Suspended Night, Soul of Things and Litania......

I suspect thus might suit you just fine!

coincidentally I have just learned of Stanko's death....in the three albums above (in my opinion obviously)he has left us with three 'great' albums at least!


----------



## starthrower (Dec 11, 2010)

I love all the great jazz trumpet players. Lee Morgan, Donald Byrd, Kenny Dorham, Booker Little, Clifford Brown. Miles could do a lot more than moody stuff. I just as soon listen to him than anybody else. I've yet to pick up that soundtrack. There's a cheap version and a deluxe CD.


----------



## Fredx2098 (Jun 24, 2018)

I love when Miles does cool jazz (my favorite style). The jazz group Bohren & der Club of Gore takes that mood to the extreme. Some people think they're boring, but I love them. That seems to be a reoccurring theme, music I enjoy being generally considered boring.


----------



## norman bates (Aug 18, 2010)

Is "moody" a derogatory term? Personally I think that aspect added more to his music, and his discography is one of the best in the history of music (obviously not just for his own merits, since he used a lot of amazing musicians and even geniuses to work with him).


----------



## starthrower (Dec 11, 2010)

norman bates said:


> Is "moody" a derogatory term? Personally I think that aspect added more to his music, and his discography is one of the best in the history of music (obviously not just for his own merits, since he used a lot of amazing musicians and even geniuses to work with him).


I agree completely. I don't care about speedy trumpet playing. Freddie Hubbard was a great musician, but Miles was a supreme artist. It's like Santana said, when you listen to Miles you don't even think of the trumpet, you just hear that voice.


----------



## Fredx2098 (Jun 24, 2018)

There are a few tracks on there that definitely aren't moody, also. I generally like it even moodier, like some slow Bill Evans.


----------



## Captainnumber36 (Jan 19, 2017)

I'm more of a fan of Davis' psychedelic fusion era such as Bitches Brew and Jack Johnson; those two albums are especially great imo!


----------



## SONNET CLV (May 31, 2014)

jim prideaux said:


> might I also recommend Tomasz Stanko and particularly the albums he made on ECM with the Marcin Wasilewski Trio....
> 
> Suspended Night, Soul of Things and Litania......
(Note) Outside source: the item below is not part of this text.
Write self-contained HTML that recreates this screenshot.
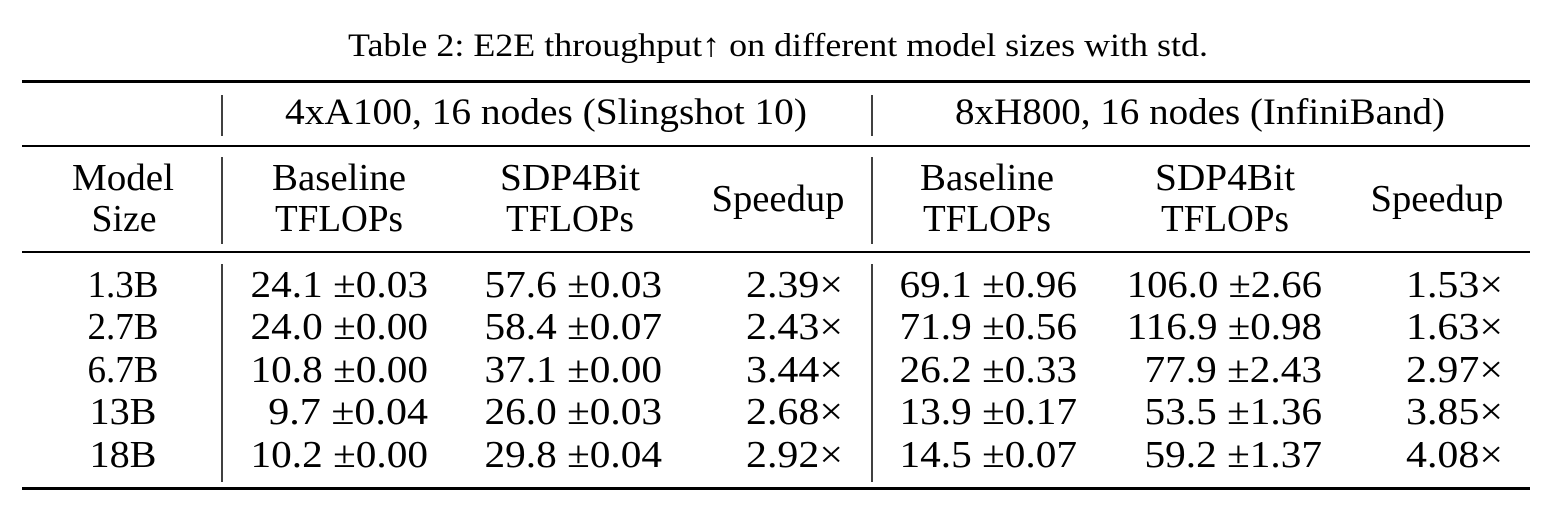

I, too, am a fan of Stanko and the albums listed above are common spins in my CD deck. As well, I recommend Enrico Rava, also an ECM artist, whose _The Words and the Days_, _The Third Man_, and _Tati_ (all on ECM) are sublime albums. Early Rava is accessible in the five disc box set from Black Saint/Soul Note, "The Complete Remastered Recordings" featuring Enrico Rava.


----------